[Start of STORED DATA]

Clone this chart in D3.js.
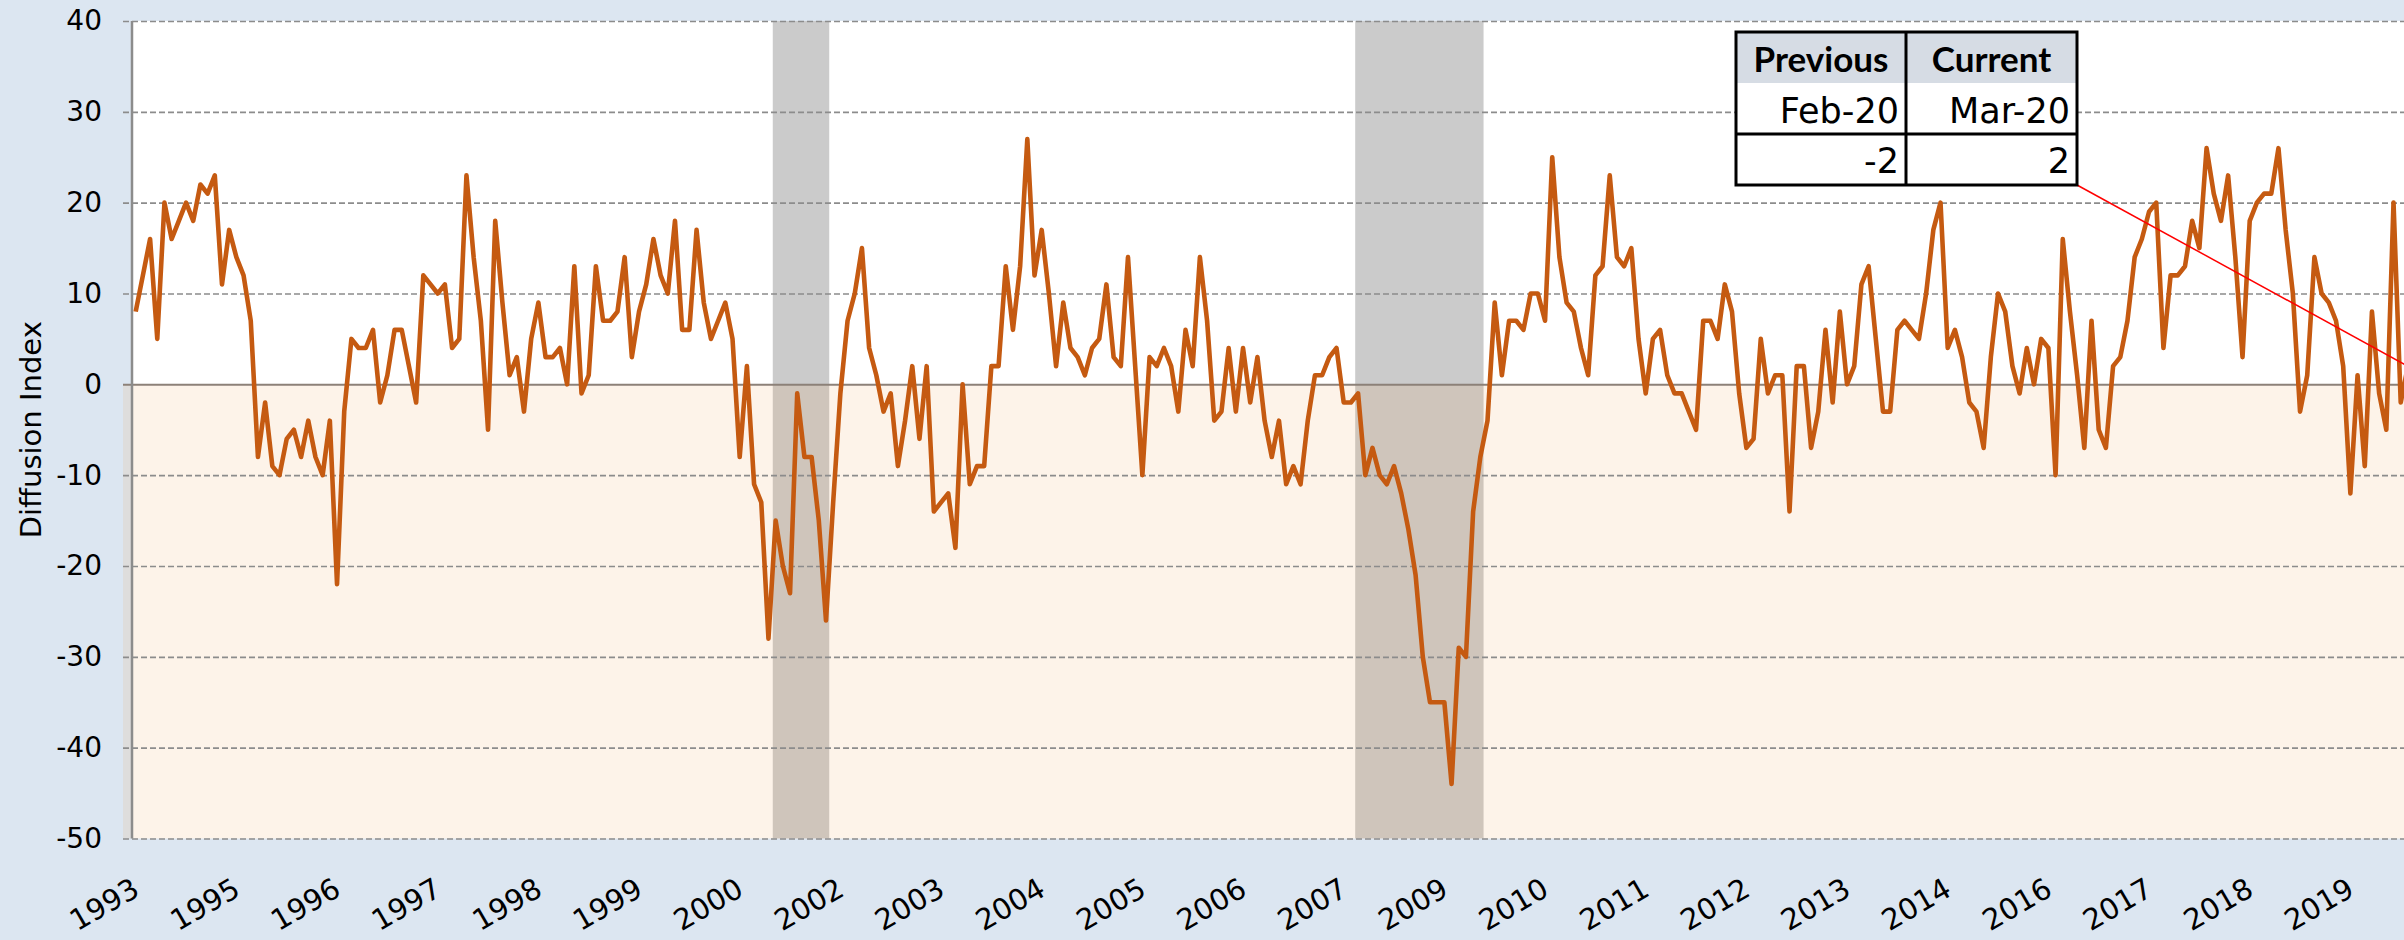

[End of STORED DATA]
[Start of STORED DATA]

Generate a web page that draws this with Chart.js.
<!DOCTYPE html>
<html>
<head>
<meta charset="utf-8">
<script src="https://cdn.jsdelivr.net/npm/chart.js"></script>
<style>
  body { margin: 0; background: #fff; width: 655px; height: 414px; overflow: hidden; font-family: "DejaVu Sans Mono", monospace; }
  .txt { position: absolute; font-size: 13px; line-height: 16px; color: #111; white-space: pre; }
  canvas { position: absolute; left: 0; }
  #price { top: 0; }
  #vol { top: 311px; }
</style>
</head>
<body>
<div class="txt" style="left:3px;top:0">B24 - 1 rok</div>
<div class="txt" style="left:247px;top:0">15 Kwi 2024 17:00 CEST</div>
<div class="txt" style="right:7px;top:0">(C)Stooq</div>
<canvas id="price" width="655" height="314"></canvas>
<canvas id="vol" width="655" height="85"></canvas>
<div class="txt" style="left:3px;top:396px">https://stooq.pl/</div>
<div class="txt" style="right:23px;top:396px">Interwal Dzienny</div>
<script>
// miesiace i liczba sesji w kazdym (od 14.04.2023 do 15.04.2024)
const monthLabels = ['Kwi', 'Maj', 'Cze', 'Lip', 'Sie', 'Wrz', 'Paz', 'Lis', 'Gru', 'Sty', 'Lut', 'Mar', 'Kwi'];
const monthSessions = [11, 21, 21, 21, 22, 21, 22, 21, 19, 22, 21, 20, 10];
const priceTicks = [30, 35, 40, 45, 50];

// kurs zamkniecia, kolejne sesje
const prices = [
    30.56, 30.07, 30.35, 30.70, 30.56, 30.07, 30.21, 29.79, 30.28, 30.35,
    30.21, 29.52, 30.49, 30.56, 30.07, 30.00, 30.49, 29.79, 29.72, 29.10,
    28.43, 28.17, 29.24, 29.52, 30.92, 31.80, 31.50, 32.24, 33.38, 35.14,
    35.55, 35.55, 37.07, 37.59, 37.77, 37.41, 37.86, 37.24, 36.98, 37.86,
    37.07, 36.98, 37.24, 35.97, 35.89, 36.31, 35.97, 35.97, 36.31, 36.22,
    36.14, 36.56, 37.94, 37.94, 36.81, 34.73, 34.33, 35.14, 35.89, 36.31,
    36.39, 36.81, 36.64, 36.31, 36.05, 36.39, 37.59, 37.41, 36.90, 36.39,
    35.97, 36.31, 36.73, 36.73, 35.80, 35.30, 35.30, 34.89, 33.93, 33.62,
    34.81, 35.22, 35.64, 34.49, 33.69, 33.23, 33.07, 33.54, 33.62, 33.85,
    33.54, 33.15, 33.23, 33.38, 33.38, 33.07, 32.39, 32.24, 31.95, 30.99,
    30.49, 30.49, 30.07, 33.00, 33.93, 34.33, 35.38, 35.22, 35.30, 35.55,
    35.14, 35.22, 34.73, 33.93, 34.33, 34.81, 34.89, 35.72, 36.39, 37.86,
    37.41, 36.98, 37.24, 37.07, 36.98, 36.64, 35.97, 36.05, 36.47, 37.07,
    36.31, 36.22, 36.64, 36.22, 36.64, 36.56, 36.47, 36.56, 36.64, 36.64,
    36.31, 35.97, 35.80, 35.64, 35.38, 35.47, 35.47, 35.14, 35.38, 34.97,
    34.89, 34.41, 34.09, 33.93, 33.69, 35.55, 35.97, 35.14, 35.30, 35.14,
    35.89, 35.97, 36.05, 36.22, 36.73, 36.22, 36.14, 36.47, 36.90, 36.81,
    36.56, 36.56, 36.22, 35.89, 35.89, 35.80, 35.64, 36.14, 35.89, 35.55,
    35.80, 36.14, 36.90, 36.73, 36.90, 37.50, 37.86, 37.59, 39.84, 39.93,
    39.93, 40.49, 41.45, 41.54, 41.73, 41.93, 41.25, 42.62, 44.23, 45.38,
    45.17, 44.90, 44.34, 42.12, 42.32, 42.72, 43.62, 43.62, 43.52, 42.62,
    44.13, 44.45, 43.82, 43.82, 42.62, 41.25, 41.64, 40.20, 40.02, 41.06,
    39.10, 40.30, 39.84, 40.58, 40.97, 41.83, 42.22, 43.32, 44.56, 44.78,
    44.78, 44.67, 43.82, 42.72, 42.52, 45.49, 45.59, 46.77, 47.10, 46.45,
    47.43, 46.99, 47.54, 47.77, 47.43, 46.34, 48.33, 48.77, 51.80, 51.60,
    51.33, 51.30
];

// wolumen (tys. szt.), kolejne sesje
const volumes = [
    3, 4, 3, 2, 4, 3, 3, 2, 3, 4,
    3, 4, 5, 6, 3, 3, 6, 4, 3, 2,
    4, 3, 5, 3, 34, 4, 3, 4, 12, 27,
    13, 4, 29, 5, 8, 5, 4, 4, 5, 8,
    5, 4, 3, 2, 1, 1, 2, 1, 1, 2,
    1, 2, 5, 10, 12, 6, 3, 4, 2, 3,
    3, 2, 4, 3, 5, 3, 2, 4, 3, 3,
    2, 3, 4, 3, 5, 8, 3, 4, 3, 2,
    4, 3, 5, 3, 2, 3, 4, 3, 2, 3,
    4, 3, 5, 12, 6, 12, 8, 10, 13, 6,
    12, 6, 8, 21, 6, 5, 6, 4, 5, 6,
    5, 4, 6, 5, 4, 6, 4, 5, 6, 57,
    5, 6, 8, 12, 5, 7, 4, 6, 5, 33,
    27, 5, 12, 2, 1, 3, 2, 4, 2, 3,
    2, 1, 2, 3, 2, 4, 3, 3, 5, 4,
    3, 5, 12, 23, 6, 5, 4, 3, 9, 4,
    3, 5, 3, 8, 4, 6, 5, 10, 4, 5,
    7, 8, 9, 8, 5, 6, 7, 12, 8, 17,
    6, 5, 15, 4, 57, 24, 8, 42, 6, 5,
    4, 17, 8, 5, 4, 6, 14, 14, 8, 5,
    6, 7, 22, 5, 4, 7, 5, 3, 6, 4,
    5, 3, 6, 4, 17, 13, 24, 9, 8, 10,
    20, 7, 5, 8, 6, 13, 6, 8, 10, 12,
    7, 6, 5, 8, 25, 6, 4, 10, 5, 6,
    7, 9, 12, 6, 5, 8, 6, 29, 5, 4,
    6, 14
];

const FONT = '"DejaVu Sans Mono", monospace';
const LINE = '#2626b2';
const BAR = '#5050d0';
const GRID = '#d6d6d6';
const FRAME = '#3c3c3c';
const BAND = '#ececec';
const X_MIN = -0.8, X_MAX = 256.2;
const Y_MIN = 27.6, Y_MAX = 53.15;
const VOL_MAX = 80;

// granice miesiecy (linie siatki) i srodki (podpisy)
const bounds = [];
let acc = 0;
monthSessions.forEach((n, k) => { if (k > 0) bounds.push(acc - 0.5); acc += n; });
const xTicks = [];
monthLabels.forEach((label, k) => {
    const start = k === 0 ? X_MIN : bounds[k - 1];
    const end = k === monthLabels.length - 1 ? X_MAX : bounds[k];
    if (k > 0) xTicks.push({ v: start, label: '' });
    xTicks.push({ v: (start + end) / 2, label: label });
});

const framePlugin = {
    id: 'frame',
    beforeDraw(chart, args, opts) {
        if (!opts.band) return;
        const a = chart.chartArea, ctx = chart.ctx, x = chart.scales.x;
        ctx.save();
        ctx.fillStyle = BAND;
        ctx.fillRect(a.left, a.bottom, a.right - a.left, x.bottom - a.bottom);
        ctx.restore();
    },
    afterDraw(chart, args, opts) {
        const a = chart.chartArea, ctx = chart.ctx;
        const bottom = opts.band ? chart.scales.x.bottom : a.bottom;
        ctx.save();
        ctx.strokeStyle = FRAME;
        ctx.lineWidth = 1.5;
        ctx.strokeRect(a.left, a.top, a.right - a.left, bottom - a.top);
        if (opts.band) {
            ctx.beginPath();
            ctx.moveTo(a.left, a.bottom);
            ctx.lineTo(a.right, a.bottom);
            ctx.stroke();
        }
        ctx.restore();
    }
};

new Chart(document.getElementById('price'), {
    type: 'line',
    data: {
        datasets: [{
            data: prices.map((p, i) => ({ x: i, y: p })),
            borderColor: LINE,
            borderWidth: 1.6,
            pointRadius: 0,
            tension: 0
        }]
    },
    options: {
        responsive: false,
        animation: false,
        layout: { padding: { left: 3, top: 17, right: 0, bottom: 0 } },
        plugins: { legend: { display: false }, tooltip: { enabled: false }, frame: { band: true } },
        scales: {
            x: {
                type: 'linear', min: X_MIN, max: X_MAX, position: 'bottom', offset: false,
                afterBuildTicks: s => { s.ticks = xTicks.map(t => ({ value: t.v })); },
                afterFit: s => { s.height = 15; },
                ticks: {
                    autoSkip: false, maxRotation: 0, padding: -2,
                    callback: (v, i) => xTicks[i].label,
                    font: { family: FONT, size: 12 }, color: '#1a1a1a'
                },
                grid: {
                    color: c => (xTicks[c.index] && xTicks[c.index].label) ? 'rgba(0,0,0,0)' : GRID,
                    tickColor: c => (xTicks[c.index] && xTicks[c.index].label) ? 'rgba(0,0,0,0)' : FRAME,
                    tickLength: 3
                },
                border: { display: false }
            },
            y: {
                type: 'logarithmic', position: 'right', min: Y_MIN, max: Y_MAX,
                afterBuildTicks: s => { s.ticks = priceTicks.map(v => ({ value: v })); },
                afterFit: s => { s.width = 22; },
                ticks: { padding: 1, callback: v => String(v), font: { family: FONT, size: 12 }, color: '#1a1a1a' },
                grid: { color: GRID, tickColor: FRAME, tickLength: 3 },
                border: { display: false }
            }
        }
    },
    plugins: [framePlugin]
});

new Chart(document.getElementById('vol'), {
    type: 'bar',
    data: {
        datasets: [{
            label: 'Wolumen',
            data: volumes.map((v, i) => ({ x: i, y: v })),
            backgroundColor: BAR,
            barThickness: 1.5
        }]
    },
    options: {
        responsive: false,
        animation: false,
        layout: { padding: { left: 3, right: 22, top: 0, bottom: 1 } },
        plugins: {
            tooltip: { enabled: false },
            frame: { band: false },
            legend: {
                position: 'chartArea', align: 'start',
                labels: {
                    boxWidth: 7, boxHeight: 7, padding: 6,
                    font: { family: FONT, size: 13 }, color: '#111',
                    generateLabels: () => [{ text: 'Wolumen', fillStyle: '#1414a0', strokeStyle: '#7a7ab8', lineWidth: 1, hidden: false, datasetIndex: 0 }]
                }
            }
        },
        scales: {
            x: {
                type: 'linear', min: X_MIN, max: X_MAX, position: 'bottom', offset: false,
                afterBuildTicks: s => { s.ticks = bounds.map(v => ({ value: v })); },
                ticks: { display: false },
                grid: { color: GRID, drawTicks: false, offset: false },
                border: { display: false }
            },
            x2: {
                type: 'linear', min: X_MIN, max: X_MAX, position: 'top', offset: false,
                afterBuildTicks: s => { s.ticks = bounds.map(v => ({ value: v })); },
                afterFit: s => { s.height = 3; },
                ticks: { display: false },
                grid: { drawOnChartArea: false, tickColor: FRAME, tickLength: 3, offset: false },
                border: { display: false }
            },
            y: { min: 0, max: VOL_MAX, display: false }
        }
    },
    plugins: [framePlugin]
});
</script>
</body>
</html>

[End of STORED DATA]

— DO THIS —
Give back, word for word, each line from the one containing "Generate a web" down to the one containing "const priceTicks = [30, 35, 40, 45, 50];", including those two lines.

— PROBLEM SOLUTION —
Generate a web page that draws this with Chart.js.
<!DOCTYPE html>
<html>
<head>
<meta charset="utf-8">
<script src="https://cdn.jsdelivr.net/npm/chart.js"></script>
<style>
  body { margin: 0; background: #fff; width: 655px; height: 414px; overflow: hidden; font-family: "DejaVu Sans Mono", monospace; }
  .txt { position: absolute; font-size: 13px; line-height: 16px; color: #111; white-space: pre; }
  canvas { position: absolute; left: 0; }
  #price { top: 0; }
  #vol { top: 311px; }
</style>
</head>
<body>
<div class="txt" style="left:3px;top:0">B24 - 1 rok</div>
<div class="txt" style="left:247px;top:0">15 Kwi 2024 17:00 CEST</div>
<div class="txt" style="right:7px;top:0">(C)Stooq</div>
<canvas id="price" width="655" height="314"></canvas>
<canvas id="vol" width="655" height="85"></canvas>
<div class="txt" style="left:3px;top:396px">https://stooq.pl/</div>
<div class="txt" style="right:23px;top:396px">Interwal Dzienny</div>
<script>
// miesiace i liczba sesji w kazdym (od 14.04.2023 do 15.04.2024)
const monthLabels = ['Kwi', 'Maj', 'Cze', 'Lip', 'Sie', 'Wrz', 'Paz', 'Lis', 'Gru', 'Sty', 'Lut', 'Mar', 'Kwi'];
const monthSessions = [11, 21, 21, 21, 22, 21, 22, 21, 19, 22, 21, 20, 10];
const priceTicks = [30, 35, 40, 45, 50];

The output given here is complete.